= Supplied information =
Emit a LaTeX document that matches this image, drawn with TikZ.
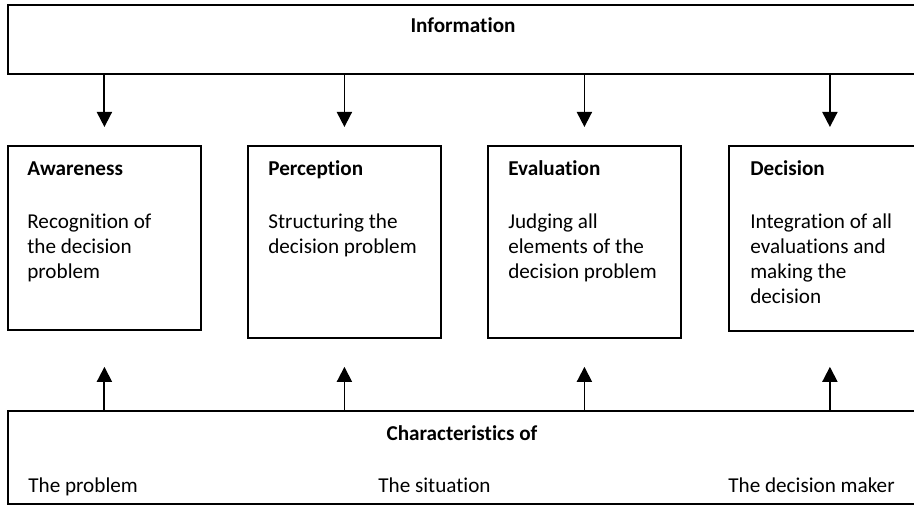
\documentclass[tikz,border=0pt]{standalone}
\usepackage{fontspec}
\setmainfont{Carlito}[RawFeature={-liga;-clig;-dlig}]
\usetikzlibrary{arrows.meta}
\tikzset{
  frame/.style={draw=black, line width=1.1pt, fill=none, inner sep=0pt, anchor=north west},
  arr/.style={draw=black, line width=1.1pt, -{Triangle[width=9pt,length=9pt]}},
  txt/.style={inner sep=0pt, font=\fontsize{12.7}{15}\selectfont, text=black},
  ttl/.style={txt, font=\fontsize{12.7}{15}\selectfont\bfseries},
  body/.style={txt, align=left, anchor=north west}
}
\begin{document}
\begin{tikzpicture}[x=0.6pt, y=-0.6pt]
  \useasboundingbox (0,0) rectangle (914,505);
  \clip (0,0) rectangle (914,505);

  % outer bands
  \node[frame, minimum width=553.8pt, minimum height=41.4pt] (info) at (7,4) {};
  \node[frame, minimum width=553.8pt, minimum height=55.8pt] (ch) at (7,410) {};

  % the four stages
  \node[frame, minimum width=115.8pt, minimum height=110.4pt] (aw) at (7,145) {};
  \node[frame, minimum width=115.8pt, minimum height=115.2pt] (pe) at (247,145) {};
  \node[frame, minimum width=115.8pt, minimum height=115.2pt] (ev) at (487,145) {};
  \node[frame, minimum width=121.2pt, minimum height=111pt] (de) at (728,145) {};

  % band labels
  \node[ttl, anchor=base] (infot) at (463,33) {Information};
  \node[ttl, anchor=base] (cht) at (462,440) {Characteristics of};
  \node[txt, anchor=base west] (c1) at (28,492) {The problem};
  \node[txt, anchor=base west] (c2) at (378,492) {The situation};
  \node[txt, anchor=base west] (c3) at (728,492) {The decision maker};

  % stage titles
  \node[ttl, anchor=base west] (awt) at (27,176) {Awareness};
  \node[ttl, anchor=base west] (pet) at (268,176) {Perception};
  \node[ttl, anchor=base west] (evt) at (508,176) {Evaluation};
  \node[ttl, anchor=base west] (det) at (750,176) {Decision};

  % stage descriptions (first baseline at y = 228)
  \node[body] (awb) at (27,210.5) {\strut Recognition of\\the decision\\problem};
  \node[body] (peb) at (268,210.5) {\strut Structuring the\\decision problem};
  \node[body] (evb) at (508,210.5) {\strut Judging all\\elements of the\\decision problem};
  \node[body] (deb) at (750,210.5) {\strut Integration of all\\evaluations and\\making the\\decision};

  % information flows down into each stage
  \draw[arr, shorten >=10.8pt] (info.south -| aw.north) -- (aw.north);
  \draw[arr, shorten >=10.8pt] (info.south -| pe.north) -- (pe.north);
  \draw[arr, shorten >=10.8pt] (info.south -| ev.north) -- (ev.north);
  \draw[arr, shorten >=10.8pt] (info.south -| de.north) -- (de.north);

  % characteristics act on each stage from below
  \draw[arr, shorten >=21.6pt] (ch.north -| aw.south) -- (aw.south);
  \draw[arr, shorten >=16.8pt] (ch.north -| pe.south) -- (pe.south);
  \draw[arr, shorten >=16.8pt] (ch.north -| ev.south) -- (ev.south);
  \draw[arr, shorten >=21pt] (ch.north -| de.south) -- (de.south);
\end{tikzpicture}
\end{document}
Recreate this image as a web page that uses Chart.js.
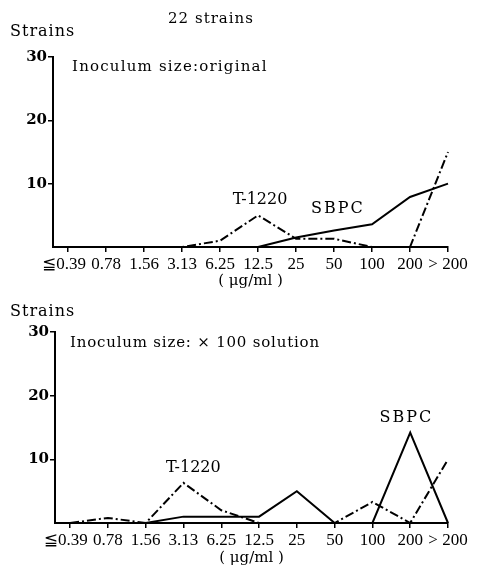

= Work to complete =
Write out again every line above exactly as given; the pictures do not belong in the copy.

= Task response =
Emit a LaTeX document that matches this image, drawn with TikZ.
\documentclass[tikz,border=0pt]{standalone}
\usepackage{fontspec}
\setmainfont{Carlito}[RawFeature={-liga;-clig;-dlig}]
\usetikzlibrary{arrows.meta}
\tikzset{
  frame/.style={draw=black, line width=1.1pt, fill=none, inner sep=0pt, anchor=north west},
  arr/.style={draw=black, line width=1.1pt, -{Triangle[width=9pt,length=9pt]}},
  txt/.style={inner sep=0pt, font=\fontsize{12.7}{15}\selectfont, text=black},
  ttl/.style={txt, font=\fontsize{12.7}{15}\selectfont\bfseries},
  body/.style={txt, align=left, anchor=north west}
}
\begin{document}
\begin{tikzpicture}[x=0.6pt, y=-0.6pt]
  \useasboundingbox (0,0) rectangle (914,505);
  \clip (0,0) rectangle (914,505);

  % outer bands
  \node[frame, minimum width=553.8pt, minimum height=41.4pt] (info) at (7,4) {};
  \node[frame, minimum width=553.8pt, minimum height=55.8pt] (ch) at (7,410) {};

  % the four stages
  \node[frame, minimum width=115.8pt, minimum height=110.4pt] (aw) at (7,145) {};
  \node[frame, minimum width=115.8pt, minimum height=115.2pt] (pe) at (247,145) {};
  \node[frame, minimum width=115.8pt, minimum height=115.2pt] (ev) at (487,145) {};
  \node[frame, minimum width=121.2pt, minimum height=111pt] (de) at (728,145) {};

  % band labels
  \node[ttl, anchor=base] (infot) at (463,33) {Information};
  \node[ttl, anchor=base] (cht) at (462,440) {Characteristics of};
  \node[txt, anchor=base west] (c1) at (28,492) {The problem};
  \node[txt, anchor=base west] (c2) at (378,492) {The situation};
  \node[txt, anchor=base west] (c3) at (728,492) {The decision maker};

  % stage titles
  \node[ttl, anchor=base west] (awt) at (27,176) {Awareness};
  \node[ttl, anchor=base west] (pet) at (268,176) {Perception};
  \node[ttl, anchor=base west] (evt) at (508,176) {Evaluation};
  \node[ttl, anchor=base west] (det) at (750,176) {Decision};

  % stage descriptions (first baseline at y = 228)
  \node[body] (awb) at (27,210.5) {\strut Recognition of\\the decision\\problem};
  \node[body] (peb) at (268,210.5) {\strut Structuring the\\decision problem};
  \node[body] (evb) at (508,210.5) {\strut Judging all\\elements of the\\decision problem};
  \node[body] (deb) at (750,210.5) {\strut Integration of all\\evaluations and\\making the\\decision};

  % information flows down into each stage
  \draw[arr, shorten >=10.8pt] (info.south -| aw.north) -- (aw.north);
  \draw[arr, shorten >=10.8pt] (info.south -| pe.north) -- (pe.north);
  \draw[arr, shorten >=10.8pt] (info.south -| ev.north) -- (ev.north);
  \draw[arr, shorten >=10.8pt] (info.south -| de.north) -- (de.north);

  % characteristics act on each stage from below
  \draw[arr, shorten >=21.6pt] (ch.north -| aw.south) -- (aw.south);
  \draw[arr, shorten >=16.8pt] (ch.north -| pe.south) -- (pe.south);
  \draw[arr, shorten >=16.8pt] (ch.north -| ev.south) -- (ev.south);
  \draw[arr, shorten >=21pt] (ch.north -| de.south) -- (de.south);
\end{tikzpicture}
\end{document}
Recreate this image as a web page that uses Chart.js.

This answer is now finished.